Yesterday, Hubster and I attended our children’s primary school for weekly assembly. Our girl was receiving a Values Award.
Each week, teachers observe the students in action, either at play or in the classroom, for behaviour that aligns with the school’s key values: Respect, Community, Perseverance, Integrity and Innovation. They select a student who then receives the award during assembly. It is a surprise for the student, but the awards are communicated to the parents towards the end of the week prior, in case they wish to be present. Of course, some students, on seeing their parents at assembly, can quickly gauge an award might be coming their way, but given I have three children at this primary school, it is for them still a small and pleasant shock at who is receiving it.
When the school communicates to parents the list of students to receive the award, we are not advised which value it relates to, or the behaviour that brought it on.
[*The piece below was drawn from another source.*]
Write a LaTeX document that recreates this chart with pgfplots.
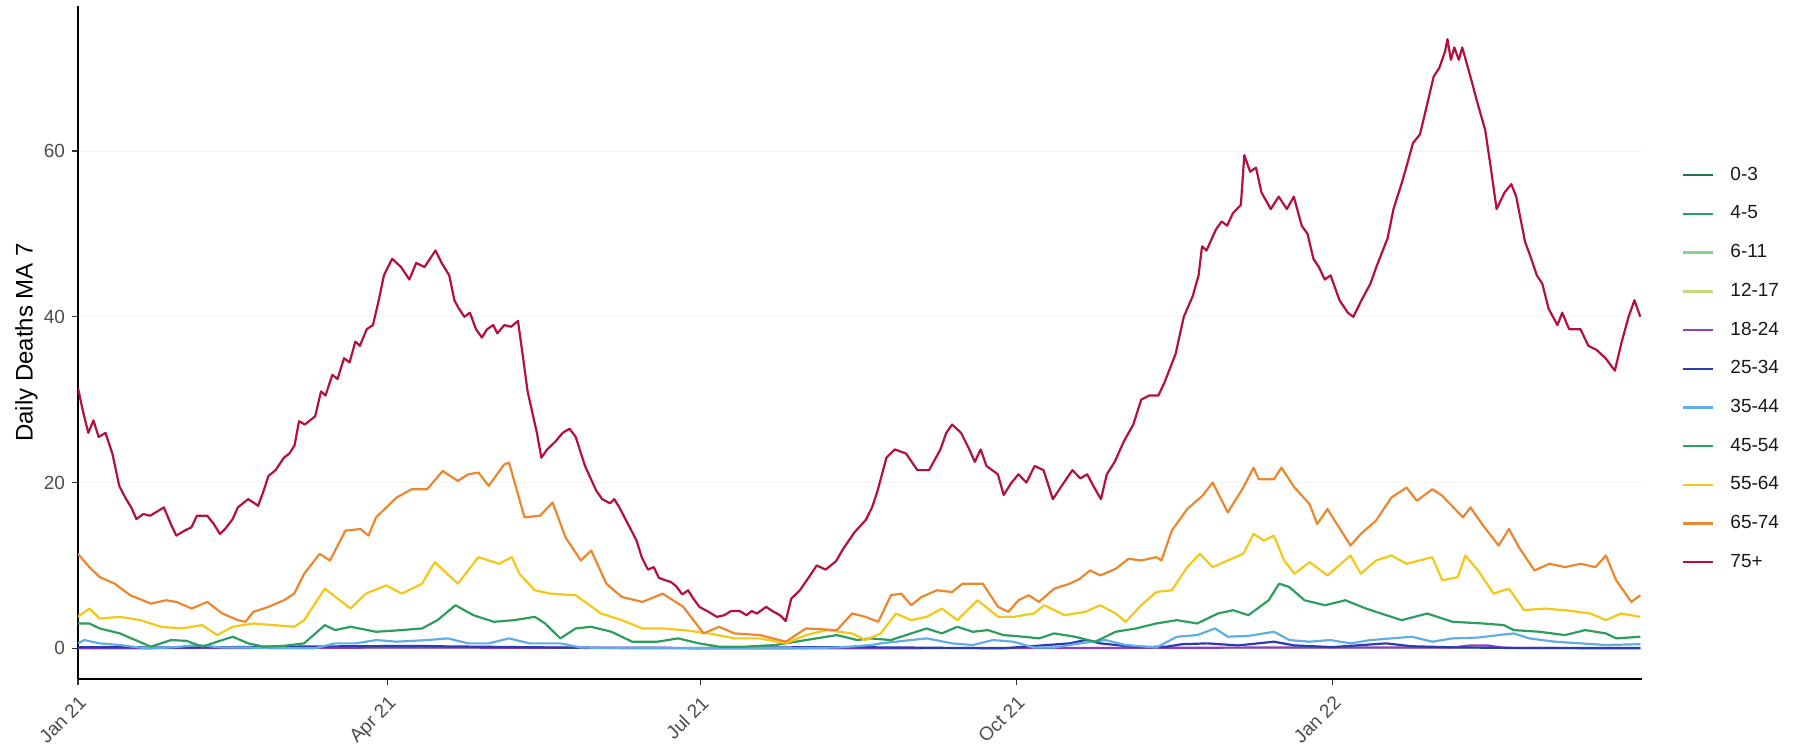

This, I guess, is the surprise component for us. On the award certificate (see image), there is a small note that outlines what the child did to catch the attention of the teaching staff.
At assembly yesterday, Hubster and I were thrilled to watch her again (her third award since they were brought into the school last year) walk up to receive the certificate for behaviour relating to the value of Community. My heart pushed against my rib cage. Pride coursed through my veins, warming my body to the tips of my fingers to hear she was spotted at last week’s swimming carnival, gathering and leading a cheer squad to help her friend who was struggling to finish her heat in butterfly stroke.
Overnight, I received an email from a friend who moved to the UK midway through last year. She wrote about how her two daughters had settled into school, and how she was beginning to find her feet, and new friends. In a section of the email, my friend mentioned that she had begun volunteer work in London. This work enabled her to get alongside young families who are struggling to cope, due to depression, twins or high order multiples, anxiety, or any of the ways toddlers and babies can bring challenges.
My friend’s email and my girl’s award reminded me that we all need help to get through life. We all need friends to cheer us on. Regardless of whether we are nine years old or forty, struggling with butterfly (who wouldn’t??) or a new baby. It is so important to find a way to encourage others, to sit alongside someone who feels lost, to be the sun in a person’s dark and dreary life.
Sometimes it takes something as small as coffee and conversation, other times it involves rounding a cheer squad.
But it all makes a difference to someone.